A foyer fixture is one of the few design elements that functions as both illumination and sculpture. In a double-height entry, a statement chandelier or oversized pendant becomes the visual anchor of the space. In a single-story foyer, recessed lighting paired with a decorative sconce or flush-mount fixture can create warmth without overwhelming the proportions.
Layered lighting matters here just as much as it does in a living room or primary suite. Ambient light from a central fixture, accent lighting on art or architectural features, and even subtle toe-kick lighting beneath built-in cabinetry all contribute to how the foyer feels at different times of day.
Spring 2026 continues to see strong interest in warm metal finishes — unlacquered brass, aged bronze, and blackened iron — particularly in the refined traditional and transitional homes being built and renovated across Lafayette and surrounding communities. These finishes age gracefully and complement the richness of natural materials like stone and wood.
A foyer is one of the most effective places in a home to display meaningful art. The limited wall space and controlled sightlines make it an ideal gallery moment — a curated introduction to your personal aesthetic.
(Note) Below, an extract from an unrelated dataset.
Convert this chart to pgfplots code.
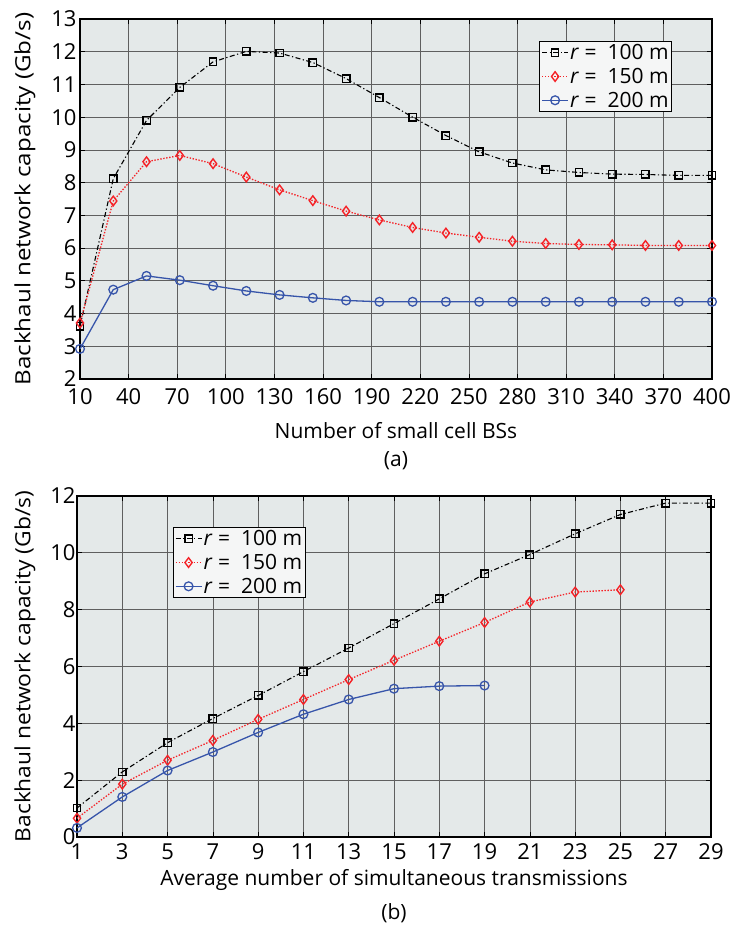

The key is restraint. One significant piece of art, properly scaled and professionally lit, communicates far more than a gallery wall of smaller frames. A sculptural object on a console, a handmade ceramic vessel, or a single statement mirror can anchor the entire space when selected with intention.
Accessories in a foyer should serve a purpose beyond decoration. A tray for keys, a small upholstered bench, a carefully chosen rug to absorb sound and define the entry — each piece should earn its place.
The most important thing to understand about foyer design is that it cannot be designed in isolation. It must connect visually and materially to the rooms it opens into — the living room, the dining room, the staircase, the hallway beyond. Color palette, material palette, finish tones, and overall mood must flow seamlessly from entry to interior.
This is precisely why whole-home design produces results that room-by-room decorating never can. When KLI develops a concept for a luxury residence, the foyer is considered from the very first presentation — because it is, quite literally, where the story begins.
For homeowners in Lafayette, Youngsville, Broussard, and across South Louisiana who are building, renovating, or reimagining their home, investing in a professionally designed foyer is not about impressing guests. It is about creating a sense of arrival that resonates every single time you walk through your own front door.